---- Given information

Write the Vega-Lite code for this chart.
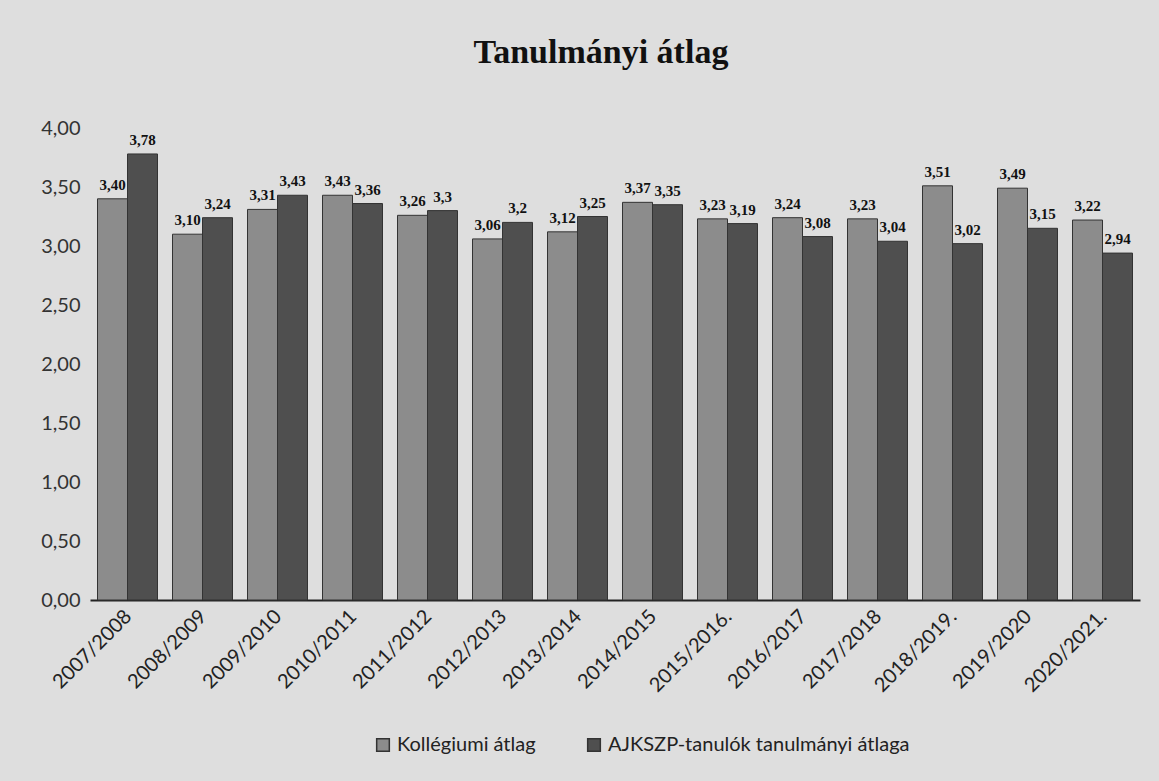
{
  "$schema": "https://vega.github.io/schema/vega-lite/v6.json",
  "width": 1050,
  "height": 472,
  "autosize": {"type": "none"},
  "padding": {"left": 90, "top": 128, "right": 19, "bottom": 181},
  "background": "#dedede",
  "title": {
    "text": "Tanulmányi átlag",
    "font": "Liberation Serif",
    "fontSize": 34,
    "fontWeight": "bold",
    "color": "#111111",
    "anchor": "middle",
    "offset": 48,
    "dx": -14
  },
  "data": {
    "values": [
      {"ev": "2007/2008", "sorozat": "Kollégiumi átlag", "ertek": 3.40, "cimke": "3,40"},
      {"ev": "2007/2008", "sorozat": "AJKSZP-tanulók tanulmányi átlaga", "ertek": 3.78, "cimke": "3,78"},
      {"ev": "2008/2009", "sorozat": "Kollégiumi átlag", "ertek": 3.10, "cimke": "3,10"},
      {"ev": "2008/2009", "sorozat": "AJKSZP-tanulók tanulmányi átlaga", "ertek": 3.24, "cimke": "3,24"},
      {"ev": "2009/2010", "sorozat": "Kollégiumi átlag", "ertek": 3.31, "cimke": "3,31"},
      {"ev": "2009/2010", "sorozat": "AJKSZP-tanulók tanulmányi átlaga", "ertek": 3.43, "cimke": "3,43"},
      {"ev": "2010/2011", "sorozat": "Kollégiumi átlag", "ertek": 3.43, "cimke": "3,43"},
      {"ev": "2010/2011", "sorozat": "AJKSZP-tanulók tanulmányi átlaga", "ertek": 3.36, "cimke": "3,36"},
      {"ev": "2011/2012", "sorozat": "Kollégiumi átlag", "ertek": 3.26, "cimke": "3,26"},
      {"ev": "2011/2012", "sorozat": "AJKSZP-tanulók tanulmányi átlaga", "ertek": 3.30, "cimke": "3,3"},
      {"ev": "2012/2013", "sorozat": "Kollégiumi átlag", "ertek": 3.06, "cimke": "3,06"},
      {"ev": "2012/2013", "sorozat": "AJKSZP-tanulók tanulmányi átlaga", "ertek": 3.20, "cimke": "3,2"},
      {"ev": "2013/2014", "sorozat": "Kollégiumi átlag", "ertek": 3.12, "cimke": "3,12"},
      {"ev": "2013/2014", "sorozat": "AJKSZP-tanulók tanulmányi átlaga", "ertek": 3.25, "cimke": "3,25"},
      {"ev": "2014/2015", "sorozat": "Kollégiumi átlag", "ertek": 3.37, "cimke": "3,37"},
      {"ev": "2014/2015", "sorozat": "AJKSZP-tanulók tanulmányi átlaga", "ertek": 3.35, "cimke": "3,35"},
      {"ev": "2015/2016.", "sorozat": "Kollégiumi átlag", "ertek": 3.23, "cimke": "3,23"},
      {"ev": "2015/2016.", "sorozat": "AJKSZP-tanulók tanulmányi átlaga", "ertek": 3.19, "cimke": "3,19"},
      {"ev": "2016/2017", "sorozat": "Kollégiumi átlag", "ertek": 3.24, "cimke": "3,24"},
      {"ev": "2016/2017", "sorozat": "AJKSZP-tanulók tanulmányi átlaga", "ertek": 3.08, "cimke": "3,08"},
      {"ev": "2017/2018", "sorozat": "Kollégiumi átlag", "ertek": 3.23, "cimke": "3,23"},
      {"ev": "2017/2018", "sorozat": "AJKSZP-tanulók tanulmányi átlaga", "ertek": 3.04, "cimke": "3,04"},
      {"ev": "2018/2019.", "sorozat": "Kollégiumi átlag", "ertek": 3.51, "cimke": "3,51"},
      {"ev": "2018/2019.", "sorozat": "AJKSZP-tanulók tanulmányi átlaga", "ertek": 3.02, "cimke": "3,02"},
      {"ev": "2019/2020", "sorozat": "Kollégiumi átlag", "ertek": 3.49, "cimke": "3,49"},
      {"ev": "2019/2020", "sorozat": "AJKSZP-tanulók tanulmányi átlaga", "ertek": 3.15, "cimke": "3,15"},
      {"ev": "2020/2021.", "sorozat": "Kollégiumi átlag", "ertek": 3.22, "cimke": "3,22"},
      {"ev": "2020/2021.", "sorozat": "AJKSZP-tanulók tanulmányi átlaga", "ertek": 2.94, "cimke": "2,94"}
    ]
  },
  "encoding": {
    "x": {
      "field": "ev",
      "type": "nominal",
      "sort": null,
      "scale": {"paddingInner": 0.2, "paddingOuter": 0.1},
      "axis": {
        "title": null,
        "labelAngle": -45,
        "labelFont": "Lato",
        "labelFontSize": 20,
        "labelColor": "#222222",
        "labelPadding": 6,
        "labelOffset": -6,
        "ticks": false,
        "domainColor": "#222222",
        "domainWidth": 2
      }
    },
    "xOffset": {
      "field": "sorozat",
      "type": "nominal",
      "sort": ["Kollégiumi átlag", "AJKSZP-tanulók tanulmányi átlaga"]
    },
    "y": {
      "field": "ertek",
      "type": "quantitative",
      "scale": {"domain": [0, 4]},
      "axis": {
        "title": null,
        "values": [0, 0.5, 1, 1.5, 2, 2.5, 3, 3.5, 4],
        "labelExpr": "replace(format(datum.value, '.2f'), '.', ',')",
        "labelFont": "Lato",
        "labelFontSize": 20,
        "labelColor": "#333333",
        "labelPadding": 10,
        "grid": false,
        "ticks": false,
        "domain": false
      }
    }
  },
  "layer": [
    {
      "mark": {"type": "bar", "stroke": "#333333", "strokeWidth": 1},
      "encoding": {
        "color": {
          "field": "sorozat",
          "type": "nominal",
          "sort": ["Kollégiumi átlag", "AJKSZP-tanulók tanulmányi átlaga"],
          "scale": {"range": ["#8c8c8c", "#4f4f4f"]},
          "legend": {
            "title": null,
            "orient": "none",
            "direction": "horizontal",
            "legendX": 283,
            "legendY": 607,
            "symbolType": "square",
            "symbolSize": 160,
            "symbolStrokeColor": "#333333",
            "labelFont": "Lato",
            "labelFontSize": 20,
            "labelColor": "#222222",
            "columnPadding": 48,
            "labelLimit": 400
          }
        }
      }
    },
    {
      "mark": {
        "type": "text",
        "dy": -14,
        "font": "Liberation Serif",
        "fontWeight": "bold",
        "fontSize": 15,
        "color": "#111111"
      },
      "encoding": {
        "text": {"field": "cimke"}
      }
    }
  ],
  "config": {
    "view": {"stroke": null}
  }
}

--------
---- Given information

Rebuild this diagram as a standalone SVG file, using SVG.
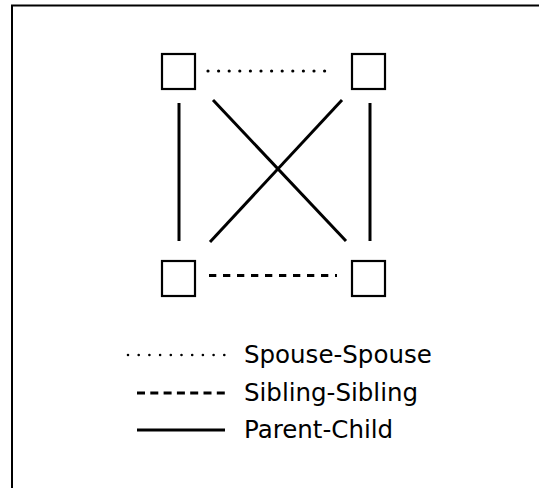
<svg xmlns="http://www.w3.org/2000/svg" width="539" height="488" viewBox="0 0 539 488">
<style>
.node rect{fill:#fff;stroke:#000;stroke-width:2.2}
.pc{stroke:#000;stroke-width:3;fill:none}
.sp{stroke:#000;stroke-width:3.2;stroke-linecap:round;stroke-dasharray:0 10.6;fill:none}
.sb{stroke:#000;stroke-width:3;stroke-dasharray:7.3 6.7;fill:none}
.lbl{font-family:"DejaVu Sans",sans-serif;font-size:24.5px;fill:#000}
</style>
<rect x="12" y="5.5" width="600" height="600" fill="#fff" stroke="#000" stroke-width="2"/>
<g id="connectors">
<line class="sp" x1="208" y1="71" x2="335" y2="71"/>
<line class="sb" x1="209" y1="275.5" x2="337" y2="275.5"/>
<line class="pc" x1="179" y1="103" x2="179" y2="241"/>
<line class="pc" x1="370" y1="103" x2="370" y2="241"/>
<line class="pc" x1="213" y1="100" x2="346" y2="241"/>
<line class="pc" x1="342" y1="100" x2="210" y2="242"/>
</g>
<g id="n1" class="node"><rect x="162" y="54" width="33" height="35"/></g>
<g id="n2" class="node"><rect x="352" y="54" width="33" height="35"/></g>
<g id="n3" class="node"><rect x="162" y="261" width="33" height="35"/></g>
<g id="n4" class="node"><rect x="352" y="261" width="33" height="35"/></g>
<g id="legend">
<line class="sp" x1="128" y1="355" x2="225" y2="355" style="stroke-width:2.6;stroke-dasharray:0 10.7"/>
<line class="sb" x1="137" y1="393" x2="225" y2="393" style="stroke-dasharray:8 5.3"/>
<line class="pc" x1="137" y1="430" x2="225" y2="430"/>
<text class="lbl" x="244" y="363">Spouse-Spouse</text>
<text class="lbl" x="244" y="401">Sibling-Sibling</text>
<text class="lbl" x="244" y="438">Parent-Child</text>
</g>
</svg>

--------
---- Given information

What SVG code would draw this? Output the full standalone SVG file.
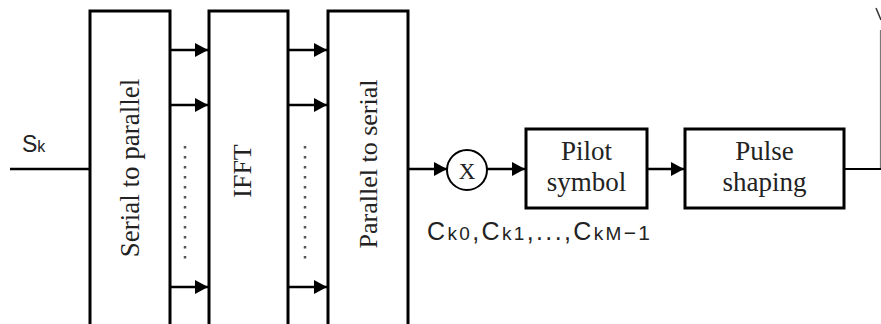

--------

Return each line that includes "this".

Write the Vega-Lite code for this chart.
Rebuild this diagram as a standalone SVG file, using SVG.
What SVG code would draw this? Output the full standalone SVG file.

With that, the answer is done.